**Task**: The records underneath are to be repeated exactly, with the pictures left out.

**Records for the exercise**:
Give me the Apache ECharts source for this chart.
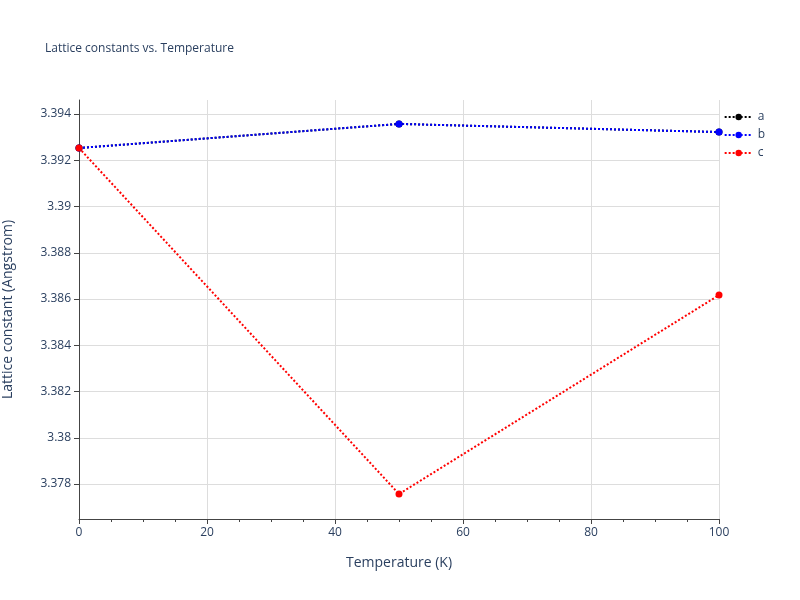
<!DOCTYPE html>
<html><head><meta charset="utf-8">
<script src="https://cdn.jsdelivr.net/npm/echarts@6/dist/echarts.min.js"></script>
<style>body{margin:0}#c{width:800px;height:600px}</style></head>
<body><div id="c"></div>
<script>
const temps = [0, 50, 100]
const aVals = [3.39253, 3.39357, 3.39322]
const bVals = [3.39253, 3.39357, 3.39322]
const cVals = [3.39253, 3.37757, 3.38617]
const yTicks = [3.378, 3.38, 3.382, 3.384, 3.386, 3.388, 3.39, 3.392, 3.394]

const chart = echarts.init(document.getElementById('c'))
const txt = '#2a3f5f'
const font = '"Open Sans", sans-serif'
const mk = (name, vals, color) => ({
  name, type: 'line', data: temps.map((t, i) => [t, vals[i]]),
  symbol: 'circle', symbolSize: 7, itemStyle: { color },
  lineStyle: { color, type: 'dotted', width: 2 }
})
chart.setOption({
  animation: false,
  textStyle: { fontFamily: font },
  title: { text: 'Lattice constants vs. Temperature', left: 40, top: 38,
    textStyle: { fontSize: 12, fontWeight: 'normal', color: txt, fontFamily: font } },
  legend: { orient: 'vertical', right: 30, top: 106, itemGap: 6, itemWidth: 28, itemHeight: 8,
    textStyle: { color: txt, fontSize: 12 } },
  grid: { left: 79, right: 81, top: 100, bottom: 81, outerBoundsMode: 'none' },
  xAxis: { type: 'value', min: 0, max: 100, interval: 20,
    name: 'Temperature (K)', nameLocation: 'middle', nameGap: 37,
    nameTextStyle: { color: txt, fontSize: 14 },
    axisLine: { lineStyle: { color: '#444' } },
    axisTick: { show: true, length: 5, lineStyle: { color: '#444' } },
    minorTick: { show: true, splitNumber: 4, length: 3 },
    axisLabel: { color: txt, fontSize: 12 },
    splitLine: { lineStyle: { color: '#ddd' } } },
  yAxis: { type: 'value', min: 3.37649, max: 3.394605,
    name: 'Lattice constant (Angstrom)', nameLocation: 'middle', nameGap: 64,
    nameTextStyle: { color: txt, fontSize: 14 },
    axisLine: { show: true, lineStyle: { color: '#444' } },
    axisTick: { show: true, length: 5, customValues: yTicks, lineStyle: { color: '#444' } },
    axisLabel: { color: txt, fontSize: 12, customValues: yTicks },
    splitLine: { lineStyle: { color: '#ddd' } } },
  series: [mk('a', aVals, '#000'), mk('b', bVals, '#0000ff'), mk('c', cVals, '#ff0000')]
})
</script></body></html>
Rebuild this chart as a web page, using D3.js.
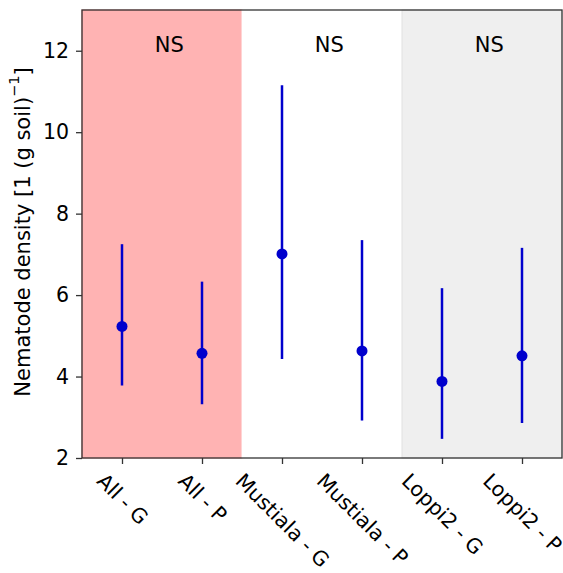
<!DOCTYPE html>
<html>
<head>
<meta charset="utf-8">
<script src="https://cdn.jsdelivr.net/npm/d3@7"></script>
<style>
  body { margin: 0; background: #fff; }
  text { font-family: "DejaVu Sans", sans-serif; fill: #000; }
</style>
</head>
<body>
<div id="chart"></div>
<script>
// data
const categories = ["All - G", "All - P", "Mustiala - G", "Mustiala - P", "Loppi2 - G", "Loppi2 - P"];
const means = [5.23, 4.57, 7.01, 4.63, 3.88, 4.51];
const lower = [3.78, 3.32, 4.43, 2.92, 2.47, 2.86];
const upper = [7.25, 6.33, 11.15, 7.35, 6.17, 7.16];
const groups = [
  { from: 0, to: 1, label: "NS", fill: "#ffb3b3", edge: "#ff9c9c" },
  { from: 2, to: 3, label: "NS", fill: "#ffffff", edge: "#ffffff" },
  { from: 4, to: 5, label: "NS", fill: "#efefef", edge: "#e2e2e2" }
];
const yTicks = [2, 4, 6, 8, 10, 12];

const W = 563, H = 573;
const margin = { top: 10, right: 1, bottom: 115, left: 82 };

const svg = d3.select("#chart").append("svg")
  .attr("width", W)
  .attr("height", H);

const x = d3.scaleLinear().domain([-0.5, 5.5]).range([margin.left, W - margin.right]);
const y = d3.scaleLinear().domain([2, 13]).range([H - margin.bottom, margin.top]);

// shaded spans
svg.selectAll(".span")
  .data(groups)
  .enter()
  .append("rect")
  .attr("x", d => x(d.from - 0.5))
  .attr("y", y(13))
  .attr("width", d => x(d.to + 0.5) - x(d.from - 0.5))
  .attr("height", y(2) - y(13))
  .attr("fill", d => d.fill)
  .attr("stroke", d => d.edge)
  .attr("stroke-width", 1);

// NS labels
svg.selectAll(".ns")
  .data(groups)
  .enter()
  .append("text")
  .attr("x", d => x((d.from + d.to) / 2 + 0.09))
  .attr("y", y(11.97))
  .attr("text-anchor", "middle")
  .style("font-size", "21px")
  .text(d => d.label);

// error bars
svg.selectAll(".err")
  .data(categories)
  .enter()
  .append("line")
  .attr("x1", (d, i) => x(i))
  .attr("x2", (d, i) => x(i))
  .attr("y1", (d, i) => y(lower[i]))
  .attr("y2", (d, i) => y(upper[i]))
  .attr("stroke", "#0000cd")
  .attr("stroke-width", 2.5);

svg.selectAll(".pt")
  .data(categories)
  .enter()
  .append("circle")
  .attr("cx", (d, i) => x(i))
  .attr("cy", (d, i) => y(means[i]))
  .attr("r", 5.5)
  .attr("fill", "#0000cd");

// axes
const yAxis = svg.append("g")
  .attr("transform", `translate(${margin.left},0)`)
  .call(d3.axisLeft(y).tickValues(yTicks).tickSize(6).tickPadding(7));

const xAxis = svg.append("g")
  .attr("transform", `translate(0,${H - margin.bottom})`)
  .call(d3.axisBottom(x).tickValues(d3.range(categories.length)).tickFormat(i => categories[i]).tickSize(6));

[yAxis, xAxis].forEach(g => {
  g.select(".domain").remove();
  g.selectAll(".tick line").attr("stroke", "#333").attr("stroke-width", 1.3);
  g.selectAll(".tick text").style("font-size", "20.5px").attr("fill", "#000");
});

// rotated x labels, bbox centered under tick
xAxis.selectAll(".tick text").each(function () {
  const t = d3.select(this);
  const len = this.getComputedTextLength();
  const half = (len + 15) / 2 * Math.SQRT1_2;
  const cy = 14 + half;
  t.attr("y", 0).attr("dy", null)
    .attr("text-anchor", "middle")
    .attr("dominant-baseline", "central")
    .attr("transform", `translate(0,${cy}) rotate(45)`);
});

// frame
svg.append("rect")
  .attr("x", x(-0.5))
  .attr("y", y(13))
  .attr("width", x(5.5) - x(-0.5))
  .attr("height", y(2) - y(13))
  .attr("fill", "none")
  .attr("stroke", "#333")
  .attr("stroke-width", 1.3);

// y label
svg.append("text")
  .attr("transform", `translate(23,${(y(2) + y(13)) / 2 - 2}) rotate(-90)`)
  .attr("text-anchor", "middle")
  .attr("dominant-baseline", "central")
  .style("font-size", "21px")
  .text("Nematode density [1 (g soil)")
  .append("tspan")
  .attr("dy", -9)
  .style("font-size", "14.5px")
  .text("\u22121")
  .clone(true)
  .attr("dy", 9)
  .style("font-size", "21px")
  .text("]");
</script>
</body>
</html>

**Completed task**:
Give me the Apache ECharts source for this chart.
<!DOCTYPE html>
<html><head><meta charset="utf-8">
<script src="https://cdn.jsdelivr.net/npm/echarts@6/dist/echarts.min.js"></script>
<style>body{margin:0}#c{width:800px;height:600px}</style></head>
<body><div id="c"></div>
<script>
const temps = [0, 50, 100]
const aVals = [3.39253, 3.39357, 3.39322]
const bVals = [3.39253, 3.39357, 3.39322]
const cVals = [3.39253, 3.37757, 3.38617]
const yTicks = [3.378, 3.38, 3.382, 3.384, 3.386, 3.388, 3.39, 3.392, 3.394]

const chart = echarts.init(document.getElementById('c'))
const txt = '#2a3f5f'
const font = '"Open Sans", sans-serif'
const mk = (name, vals, color) => ({
  name, type: 'line', data: temps.map((t, i) => [t, vals[i]]),
  symbol: 'circle', symbolSize: 7, itemStyle: { color },
  lineStyle: { color, type: 'dotted', width: 2 }
})
chart.setOption({
  animation: false,
  textStyle: { fontFamily: font },
  title: { text: 'Lattice constants vs. Temperature', left: 40, top: 38,
    textStyle: { fontSize: 12, fontWeight: 'normal', color: txt, fontFamily: font } },
  legend: { orient: 'vertical', right: 30, top: 106, itemGap: 6, itemWidth: 28, itemHeight: 8,
    textStyle: { color: txt, fontSize: 12 } },
  grid: { left: 79, right: 81, top: 100, bottom: 81, outerBoundsMode: 'none' },
  xAxis: { type: 'value', min: 0, max: 100, interval: 20,
    name: 'Temperature (K)', nameLocation: 'middle', nameGap: 37,
    nameTextStyle: { color: txt, fontSize: 14 },
    axisLine: { lineStyle: { color: '#444' } },
    axisTick: { show: true, length: 5, lineStyle: { color: '#444' } },
    minorTick: { show: true, splitNumber: 4, length: 3 },
    axisLabel: { color: txt, fontSize: 12 },
    splitLine: { lineStyle: { color: '#ddd' } } },
  yAxis: { type: 'value', min: 3.37649, max: 3.394605,
    name: 'Lattice constant (Angstrom)', nameLocation: 'middle', nameGap: 64,
    nameTextStyle: { color: txt, fontSize: 14 },
    axisLine: { show: true, lineStyle: { color: '#444' } },
    axisTick: { show: true, length: 5, customValues: yTicks, lineStyle: { color: '#444' } },
    axisLabel: { color: txt, fontSize: 12, customValues: yTicks },
    splitLine: { lineStyle: { color: '#ddd' } } },
  series: [mk('a', aVals, '#000'), mk('b', bVals, '#0000ff'), mk('c', cVals, '#ff0000')]
})
</script></body></html>
Rebuild this chart as a web page, using D3.js.
<!DOCTYPE html>
<html>
<head>
<meta charset="utf-8">
<script src="https://cdn.jsdelivr.net/npm/d3@7"></script>
<style>
  body { margin: 0; background: #fff; }
  text { font-family: "DejaVu Sans", sans-serif; fill: #000; }
</style>
</head>
<body>
<div id="chart"></div>
<script>
// data
const categories = ["All - G", "All - P", "Mustiala - G", "Mustiala - P", "Loppi2 - G", "Loppi2 - P"];
const means = [5.23, 4.57, 7.01, 4.63, 3.88, 4.51];
const lower = [3.78, 3.32, 4.43, 2.92, 2.47, 2.86];
const upper = [7.25, 6.33, 11.15, 7.35, 6.17, 7.16];
const groups = [
  { from: 0, to: 1, label: "NS", fill: "#ffb3b3", edge: "#ff9c9c" },
  { from: 2, to: 3, label: "NS", fill: "#ffffff", edge: "#ffffff" },
  { from: 4, to: 5, label: "NS", fill: "#efefef", edge: "#e2e2e2" }
];
const yTicks = [2, 4, 6, 8, 10, 12];

const W = 563, H = 573;
const margin = { top: 10, right: 1, bottom: 115, left: 82 };

const svg = d3.select("#chart").append("svg")
  .attr("width", W)
  .attr("height", H);

const x = d3.scaleLinear().domain([-0.5, 5.5]).range([margin.left, W - margin.right]);
const y = d3.scaleLinear().domain([2, 13]).range([H - margin.bottom, margin.top]);

// shaded spans
svg.selectAll(".span")
  .data(groups)
  .enter()
  .append("rect")
  .attr("x", d => x(d.from - 0.5))
  .attr("y", y(13))
  .attr("width", d => x(d.to + 0.5) - x(d.from - 0.5))
  .attr("height", y(2) - y(13))
  .attr("fill", d => d.fill)
  .attr("stroke", d => d.edge)
  .attr("stroke-width", 1);

// NS labels
svg.selectAll(".ns")
  .data(groups)
  .enter()
  .append("text")
  .attr("x", d => x((d.from + d.to) / 2 + 0.09))
  .attr("y", y(11.97))
  .attr("text-anchor", "middle")
  .style("font-size", "21px")
  .text(d => d.label);

// error bars
svg.selectAll(".err")
  .data(categories)
  .enter()
  .append("line")
  .attr("x1", (d, i) => x(i))
  .attr("x2", (d, i) => x(i))
  .attr("y1", (d, i) => y(lower[i]))
  .attr("y2", (d, i) => y(upper[i]))
  .attr("stroke", "#0000cd")
  .attr("stroke-width", 2.5);

svg.selectAll(".pt")
  .data(categories)
  .enter()
  .append("circle")
  .attr("cx", (d, i) => x(i))
  .attr("cy", (d, i) => y(means[i]))
  .attr("r", 5.5)
  .attr("fill", "#0000cd");

// axes
const yAxis = svg.append("g")
  .attr("transform", `translate(${margin.left},0)`)
  .call(d3.axisLeft(y).tickValues(yTicks).tickSize(6).tickPadding(7));

const xAxis = svg.append("g")
  .attr("transform", `translate(0,${H - margin.bottom})`)
  .call(d3.axisBottom(x).tickValues(d3.range(categories.length)).tickFormat(i => categories[i]).tickSize(6));

[yAxis, xAxis].forEach(g => {
  g.select(".domain").remove();
  g.selectAll(".tick line").attr("stroke", "#333").attr("stroke-width", 1.3);
  g.selectAll(".tick text").style("font-size", "20.5px").attr("fill", "#000");
});

// rotated x labels, bbox centered under tick
xAxis.selectAll(".tick text").each(function () {
  const t = d3.select(this);
  const len = this.getComputedTextLength();
  const half = (len + 15) / 2 * Math.SQRT1_2;
  const cy = 14 + half;
  t.attr("y", 0).attr("dy", null)
    .attr("text-anchor", "middle")
    .attr("dominant-baseline", "central")
    .attr("transform", `translate(0,${cy}) rotate(45)`);
});

// frame
svg.append("rect")
  .attr("x", x(-0.5))
  .attr("y", y(13))
  .attr("width", x(5.5) - x(-0.5))
  .attr("height", y(2) - y(13))
  .attr("fill", "none")
  .attr("stroke", "#333")
  .attr("stroke-width", 1.3);

// y label
svg.append("text")
  .attr("transform", `translate(23,${(y(2) + y(13)) / 2 - 2}) rotate(-90)`)
  .attr("text-anchor", "middle")
  .attr("dominant-baseline", "central")
  .style("font-size", "21px")
  .text("Nematode density [1 (g soil)")
  .append("tspan")
  .attr("dy", -9)
  .style("font-size", "14.5px")
  .text("\u22121")
  .clone(true)
  .attr("dy", 9)
  .style("font-size", "21px")
  .text("]");
</script>
</body>
</html>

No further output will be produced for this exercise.